Set { Set {1,2}, Set {3,4}, Set {5,6} }
Set { 1, 2, 3, 4, 5, 6 }

However, this is never the case in computing abstractions based on strong typing; indeed the first set above has the form of a “power” set, a common mathematical abstraction. Inn purely structural terms, Sets of Sets and Lists of Lists, Sets etc are quite common. It is hard to see how OCL flattening helps specification of systems where nested containment often occurs.

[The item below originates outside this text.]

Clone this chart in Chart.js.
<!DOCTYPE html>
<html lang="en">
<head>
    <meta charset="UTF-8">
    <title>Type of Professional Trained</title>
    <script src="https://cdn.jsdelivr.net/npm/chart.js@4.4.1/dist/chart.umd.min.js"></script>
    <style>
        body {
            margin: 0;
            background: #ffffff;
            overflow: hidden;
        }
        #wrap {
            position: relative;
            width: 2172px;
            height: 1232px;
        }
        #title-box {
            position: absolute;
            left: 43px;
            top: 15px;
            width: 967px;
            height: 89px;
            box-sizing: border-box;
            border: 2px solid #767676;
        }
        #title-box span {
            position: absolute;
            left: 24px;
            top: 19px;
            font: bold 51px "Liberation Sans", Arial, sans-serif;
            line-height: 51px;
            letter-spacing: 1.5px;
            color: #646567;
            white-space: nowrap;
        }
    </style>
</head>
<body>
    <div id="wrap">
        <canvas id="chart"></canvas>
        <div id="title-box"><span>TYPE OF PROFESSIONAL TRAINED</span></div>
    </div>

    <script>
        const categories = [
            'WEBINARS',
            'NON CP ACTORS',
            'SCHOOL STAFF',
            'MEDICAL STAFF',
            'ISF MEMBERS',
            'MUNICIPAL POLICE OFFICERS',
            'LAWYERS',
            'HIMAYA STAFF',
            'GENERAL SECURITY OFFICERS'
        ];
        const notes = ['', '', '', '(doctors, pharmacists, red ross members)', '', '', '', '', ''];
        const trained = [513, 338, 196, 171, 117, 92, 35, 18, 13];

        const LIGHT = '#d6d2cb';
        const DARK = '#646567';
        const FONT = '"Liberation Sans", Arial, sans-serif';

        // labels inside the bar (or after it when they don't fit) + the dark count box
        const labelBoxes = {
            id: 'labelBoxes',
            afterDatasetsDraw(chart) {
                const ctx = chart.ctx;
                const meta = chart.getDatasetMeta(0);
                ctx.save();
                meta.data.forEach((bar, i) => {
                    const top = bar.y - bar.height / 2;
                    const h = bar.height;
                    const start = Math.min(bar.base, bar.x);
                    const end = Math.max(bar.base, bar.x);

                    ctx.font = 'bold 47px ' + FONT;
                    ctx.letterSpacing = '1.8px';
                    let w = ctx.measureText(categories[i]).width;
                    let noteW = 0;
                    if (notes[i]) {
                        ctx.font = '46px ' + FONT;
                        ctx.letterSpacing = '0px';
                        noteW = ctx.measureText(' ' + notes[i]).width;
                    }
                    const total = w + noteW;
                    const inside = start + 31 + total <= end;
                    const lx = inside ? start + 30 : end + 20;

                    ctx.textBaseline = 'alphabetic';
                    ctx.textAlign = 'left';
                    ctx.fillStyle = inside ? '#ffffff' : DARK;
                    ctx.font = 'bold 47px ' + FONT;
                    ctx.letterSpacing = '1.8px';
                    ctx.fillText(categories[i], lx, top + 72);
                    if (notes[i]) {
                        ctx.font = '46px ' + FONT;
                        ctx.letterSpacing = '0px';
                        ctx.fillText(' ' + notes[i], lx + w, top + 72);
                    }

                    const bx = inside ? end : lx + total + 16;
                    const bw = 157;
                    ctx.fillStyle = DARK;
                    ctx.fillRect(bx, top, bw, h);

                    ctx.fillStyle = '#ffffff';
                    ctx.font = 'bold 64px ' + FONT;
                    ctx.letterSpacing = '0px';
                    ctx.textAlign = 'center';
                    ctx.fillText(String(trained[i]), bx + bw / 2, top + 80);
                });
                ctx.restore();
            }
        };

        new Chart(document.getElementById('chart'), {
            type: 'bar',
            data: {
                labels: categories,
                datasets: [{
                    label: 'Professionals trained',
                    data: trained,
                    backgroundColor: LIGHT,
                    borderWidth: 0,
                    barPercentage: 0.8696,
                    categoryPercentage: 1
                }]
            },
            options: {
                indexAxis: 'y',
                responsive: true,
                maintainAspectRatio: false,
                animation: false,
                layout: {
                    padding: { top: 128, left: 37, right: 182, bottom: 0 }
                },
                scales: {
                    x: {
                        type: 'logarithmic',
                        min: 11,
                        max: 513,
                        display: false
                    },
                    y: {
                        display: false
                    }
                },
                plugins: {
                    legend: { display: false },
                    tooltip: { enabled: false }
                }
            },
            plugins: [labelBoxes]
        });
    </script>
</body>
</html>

Section 2.5.15 Previous Values in Preconditions

In this section, notation is described for referencing the values of variables as they were at entry into a function, within a post-condition, viz:

post: age = age@pre + 1

This is quite a nice notation, and seems intuitive. However, it starts to look a little strange when parentheses start being used, e.g.:

post: stockprice@pre() + 10

Here it looks as if the function is “pre”, not stockprice. Perhaps more use of OCL will make this part of the notation appear more natural! However, the notation stops making sense in the last part of this section, where it says “when the pre-value of a property evaluates to an object, all further properties that are accessed of this object are the new values…”. E.g. in:

post: ...a.b@pre.c...

the b@pre accesses the old value of b (as at entry into the function); but the .c then accesses the new value of the property c of what b@pre refers to. This seems totally counter-intuitive, since one would expect that if b@pre refers to the old b, then any reference from that point refers to the old values of properties as well. However, the OCL specification has strangely chosen to require repeated use of the @pre expression to achieve this.

Section 2.6 Collection Operations

Operations such as Select() and Reject() are defined on collections. While this is quite nice for a querying language, it implies operations on sets which are in no way guaranteed to exist in target implementation formalisms. This seems to be an example of where the two aims of querying and specification do not appear to meet all that well. The operators exists, forAll are far more reasonable, since they are likely to be available in target formalisms, and are necessary semantics for any specificaiton formalism based on a predicate calculus.

In general, the expressions which can be built using these operators appear quite readable to those used to predicate calculus.

Section 6.3 Primitive Type Specifications

The specifications appearing in this section are surprising nearly devoid of pre- and post-conditions which would would expect to fully specify their semantics.